:: PROBLEM TO WORK ON ::
Word for word, give the material below again, minus any images.

:: DATASET EXTRACT ::
######
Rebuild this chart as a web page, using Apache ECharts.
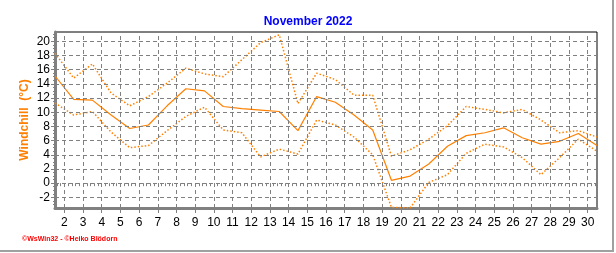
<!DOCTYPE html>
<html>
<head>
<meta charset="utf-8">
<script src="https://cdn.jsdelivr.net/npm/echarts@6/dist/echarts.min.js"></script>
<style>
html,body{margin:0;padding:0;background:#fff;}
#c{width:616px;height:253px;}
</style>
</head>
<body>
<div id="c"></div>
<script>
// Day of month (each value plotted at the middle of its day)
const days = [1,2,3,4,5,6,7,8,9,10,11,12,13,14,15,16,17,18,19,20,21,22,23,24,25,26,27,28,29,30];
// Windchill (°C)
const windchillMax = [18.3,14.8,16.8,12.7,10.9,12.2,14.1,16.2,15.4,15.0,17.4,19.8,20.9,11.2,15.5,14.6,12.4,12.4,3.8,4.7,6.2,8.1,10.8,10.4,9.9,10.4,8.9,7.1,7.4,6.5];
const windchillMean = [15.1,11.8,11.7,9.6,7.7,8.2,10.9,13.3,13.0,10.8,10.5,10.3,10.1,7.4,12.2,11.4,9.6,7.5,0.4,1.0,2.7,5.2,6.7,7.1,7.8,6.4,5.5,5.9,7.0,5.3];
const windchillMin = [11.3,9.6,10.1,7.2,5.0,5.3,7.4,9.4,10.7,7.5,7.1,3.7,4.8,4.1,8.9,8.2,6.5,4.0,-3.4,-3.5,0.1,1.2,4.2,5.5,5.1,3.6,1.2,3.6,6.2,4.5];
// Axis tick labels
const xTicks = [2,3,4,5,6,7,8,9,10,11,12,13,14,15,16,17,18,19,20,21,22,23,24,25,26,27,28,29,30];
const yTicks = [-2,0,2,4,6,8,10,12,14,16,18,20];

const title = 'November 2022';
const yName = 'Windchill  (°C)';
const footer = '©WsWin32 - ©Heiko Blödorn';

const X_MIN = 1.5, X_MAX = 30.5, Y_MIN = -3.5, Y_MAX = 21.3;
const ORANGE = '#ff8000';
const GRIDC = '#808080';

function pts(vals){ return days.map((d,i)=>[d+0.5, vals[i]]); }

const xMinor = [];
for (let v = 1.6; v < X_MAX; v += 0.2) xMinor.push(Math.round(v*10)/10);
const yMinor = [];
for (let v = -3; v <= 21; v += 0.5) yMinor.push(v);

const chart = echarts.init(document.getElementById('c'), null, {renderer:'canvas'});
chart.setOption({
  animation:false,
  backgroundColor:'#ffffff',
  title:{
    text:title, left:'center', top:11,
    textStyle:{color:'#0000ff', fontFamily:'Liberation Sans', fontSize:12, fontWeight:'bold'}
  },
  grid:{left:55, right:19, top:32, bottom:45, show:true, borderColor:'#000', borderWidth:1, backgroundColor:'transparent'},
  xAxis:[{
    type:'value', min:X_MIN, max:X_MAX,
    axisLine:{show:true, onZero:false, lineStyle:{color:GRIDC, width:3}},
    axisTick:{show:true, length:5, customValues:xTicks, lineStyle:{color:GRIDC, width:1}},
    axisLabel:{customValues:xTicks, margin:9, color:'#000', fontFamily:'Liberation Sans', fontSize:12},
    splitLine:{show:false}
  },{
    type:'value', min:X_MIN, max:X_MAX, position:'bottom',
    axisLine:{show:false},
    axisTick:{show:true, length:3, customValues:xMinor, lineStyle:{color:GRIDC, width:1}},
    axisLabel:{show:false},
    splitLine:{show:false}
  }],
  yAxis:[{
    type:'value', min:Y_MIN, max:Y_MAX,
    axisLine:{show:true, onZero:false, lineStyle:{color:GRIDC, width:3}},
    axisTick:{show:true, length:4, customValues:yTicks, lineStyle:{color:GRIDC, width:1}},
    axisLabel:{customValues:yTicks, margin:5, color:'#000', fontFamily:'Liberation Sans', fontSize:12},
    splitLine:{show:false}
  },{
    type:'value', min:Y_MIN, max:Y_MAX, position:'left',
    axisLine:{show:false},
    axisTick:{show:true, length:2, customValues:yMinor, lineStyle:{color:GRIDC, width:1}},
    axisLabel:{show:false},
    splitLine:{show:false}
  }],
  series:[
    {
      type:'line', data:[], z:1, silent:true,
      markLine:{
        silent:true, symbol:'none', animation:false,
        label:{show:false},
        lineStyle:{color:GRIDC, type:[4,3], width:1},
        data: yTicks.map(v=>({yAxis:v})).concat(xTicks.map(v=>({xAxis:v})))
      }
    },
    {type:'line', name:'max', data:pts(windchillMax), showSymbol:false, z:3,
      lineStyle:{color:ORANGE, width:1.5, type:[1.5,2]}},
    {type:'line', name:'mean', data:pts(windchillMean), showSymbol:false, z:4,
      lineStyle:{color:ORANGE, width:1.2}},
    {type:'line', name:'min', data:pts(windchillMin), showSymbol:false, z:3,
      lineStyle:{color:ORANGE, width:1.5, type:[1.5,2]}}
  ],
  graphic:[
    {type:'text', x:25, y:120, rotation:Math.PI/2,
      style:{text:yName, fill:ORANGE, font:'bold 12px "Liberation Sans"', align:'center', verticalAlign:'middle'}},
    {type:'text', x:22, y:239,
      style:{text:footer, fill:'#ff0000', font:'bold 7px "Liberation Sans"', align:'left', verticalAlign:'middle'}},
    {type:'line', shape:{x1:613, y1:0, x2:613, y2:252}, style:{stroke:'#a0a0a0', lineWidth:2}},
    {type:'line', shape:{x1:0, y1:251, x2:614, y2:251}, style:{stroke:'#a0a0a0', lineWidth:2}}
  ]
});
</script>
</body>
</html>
######
:: THE REPLY ::
Rebuild this chart as a web page, using Apache ECharts.
<!DOCTYPE html>
<html>
<head>
<meta charset="utf-8">
<script src="https://cdn.jsdelivr.net/npm/echarts@6/dist/echarts.min.js"></script>
<style>
html,body{margin:0;padding:0;background:#fff;}
#c{width:616px;height:253px;}
</style>
</head>
<body>
<div id="c"></div>
<script>
// Day of month (each value plotted at the middle of its day)
const days = [1,2,3,4,5,6,7,8,9,10,11,12,13,14,15,16,17,18,19,20,21,22,23,24,25,26,27,28,29,30];
// Windchill (°C)
const windchillMax = [18.3,14.8,16.8,12.7,10.9,12.2,14.1,16.2,15.4,15.0,17.4,19.8,20.9,11.2,15.5,14.6,12.4,12.4,3.8,4.7,6.2,8.1,10.8,10.4,9.9,10.4,8.9,7.1,7.4,6.5];
const windchillMean = [15.1,11.8,11.7,9.6,7.7,8.2,10.9,13.3,13.0,10.8,10.5,10.3,10.1,7.4,12.2,11.4,9.6,7.5,0.4,1.0,2.7,5.2,6.7,7.1,7.8,6.4,5.5,5.9,7.0,5.3];
const windchillMin = [11.3,9.6,10.1,7.2,5.0,5.3,7.4,9.4,10.7,7.5,7.1,3.7,4.8,4.1,8.9,8.2,6.5,4.0,-3.4,-3.5,0.1,1.2,4.2,5.5,5.1,3.6,1.2,3.6,6.2,4.5];
// Axis tick labels
const xTicks = [2,3,4,5,6,7,8,9,10,11,12,13,14,15,16,17,18,19,20,21,22,23,24,25,26,27,28,29,30];
const yTicks = [-2,0,2,4,6,8,10,12,14,16,18,20];

const title = 'November 2022';
const yName = 'Windchill  (°C)';
const footer = '©WsWin32 - ©Heiko Blödorn';

const X_MIN = 1.5, X_MAX = 30.5, Y_MIN = -3.5, Y_MAX = 21.3;
const ORANGE = '#ff8000';
const GRIDC = '#808080';

function pts(vals){ return days.map((d,i)=>[d+0.5, vals[i]]); }

const xMinor = [];
for (let v = 1.6; v < X_MAX; v += 0.2) xMinor.push(Math.round(v*10)/10);
const yMinor = [];
for (let v = -3; v <= 21; v += 0.5) yMinor.push(v);

const chart = echarts.init(document.getElementById('c'), null, {renderer:'canvas'});
chart.setOption({
  animation:false,
  backgroundColor:'#ffffff',
  title:{
    text:title, left:'center', top:11,
    textStyle:{color:'#0000ff', fontFamily:'Liberation Sans', fontSize:12, fontWeight:'bold'}
  },
  grid:{left:55, right:19, top:32, bottom:45, show:true, borderColor:'#000', borderWidth:1, backgroundColor:'transparent'},
  xAxis:[{
    type:'value', min:X_MIN, max:X_MAX,
    axisLine:{show:true, onZero:false, lineStyle:{color:GRIDC, width:3}},
    axisTick:{show:true, length:5, customValues:xTicks, lineStyle:{color:GRIDC, width:1}},
    axisLabel:{customValues:xTicks, margin:9, color:'#000', fontFamily:'Liberation Sans', fontSize:12},
    splitLine:{show:false}
  },{
    type:'value', min:X_MIN, max:X_MAX, position:'bottom',
    axisLine:{show:false},
    axisTick:{show:true, length:3, customValues:xMinor, lineStyle:{color:GRIDC, width:1}},
    axisLabel:{show:false},
    splitLine:{show:false}
  }],
  yAxis:[{
    type:'value', min:Y_MIN, max:Y_MAX,
    axisLine:{show:true, onZero:false, lineStyle:{color:GRIDC, width:3}},
    axisTick:{show:true, length:4, customValues:yTicks, lineStyle:{color:GRIDC, width:1}},
    axisLabel:{customValues:yTicks, margin:5, color:'#000', fontFamily:'Liberation Sans', fontSize:12},
    splitLine:{show:false}
  },{
    type:'value', min:Y_MIN, max:Y_MAX, position:'left',
    axisLine:{show:false},
    axisTick:{show:true, length:2, customValues:yMinor, lineStyle:{color:GRIDC, width:1}},
    axisLabel:{show:false},
    splitLine:{show:false}
  }],
  series:[
    {
      type:'line', data:[], z:1, silent:true,
      markLine:{
        silent:true, symbol:'none', animation:false,
        label:{show:false},
        lineStyle:{color:GRIDC, type:[4,3], width:1},
        data: yTicks.map(v=>({yAxis:v})).concat(xTicks.map(v=>({xAxis:v})))
      }
    },
    {type:'line', name:'max', data:pts(windchillMax), showSymbol:false, z:3,
      lineStyle:{color:ORANGE, width:1.5, type:[1.5,2]}},
    {type:'line', name:'mean', data:pts(windchillMean), showSymbol:false, z:4,
      lineStyle:{color:ORANGE, width:1.2}},
    {type:'line', name:'min', data:pts(windchillMin), showSymbol:false, z:3,
      lineStyle:{color:ORANGE, width:1.5, type:[1.5,2]}}
  ],
  graphic:[
    {type:'text', x:25, y:120, rotation:Math.PI/2,
      style:{text:yName, fill:ORANGE, font:'bold 12px "Liberation Sans"', align:'center', verticalAlign:'middle'}},
    {type:'text', x:22, y:239,
      style:{text:footer, fill:'#ff0000', font:'bold 7px "Liberation Sans"', align:'left', verticalAlign:'middle'}},
    {type:'line', shape:{x1:613, y1:0, x2:613, y2:252}, style:{stroke:'#a0a0a0', lineWidth:2}},
    {type:'line', shape:{x1:0, y1:251, x2:614, y2:251}, style:{stroke:'#a0a0a0', lineWidth:2}}
  ]
});
</script>
</body>
</html>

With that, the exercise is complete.